Although I have been a devotee of Chesterton for many years, I have never been able to make any of the conferences. I used to work at a radio station on Saturdays (for 21 years). But I quit this past Spring, and so I am finally going to make the conference.

I'll report back this weekend.

By the way, St. Francis is my patron saint - and Chesterton's biography of him was one of the first books by Chesterton that I read - so happy feast day to all.

Memorial of St Francis of Assisi

Today being the Memorial of St Francis of Assisi, I offer you a quote from G.K. Chesterton's acclaimed biography of St Francis. It has special meaning to me because my wife wrote this quotation in a note to me after our fourth son was born.
With the fourth man enters the shadow of a mob; the group is no longer one of three individuals only conceived individually.
- G.K. Chesterton. St. Francis, chapter VII.

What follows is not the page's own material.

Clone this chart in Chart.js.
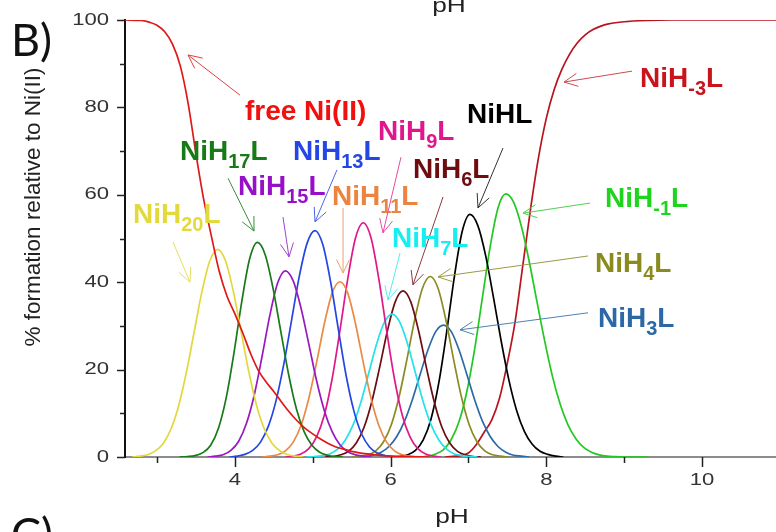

Wednesday, October 03, 2007

Rochester, NY Chesterton Conference

passing this along...
There is a Chesterton Conference coming up on Saturday, October 6. It's being put on by the Rochester, NY Chesterton Society. Some time later this month the St. Irenaeus Ministries podcast will feature recordings from this event. Check it out!

Tuesday, October 02, 2007

Slow Blog

We haven't had any postings since Thursday. Quite the shameful lull, but I'm hardly one to cast stones. For the sake of posting something/anything, I thought I'd mention that Encyclopedia Britannica has an online GKC entry, though you need a subscription to access the entire thing.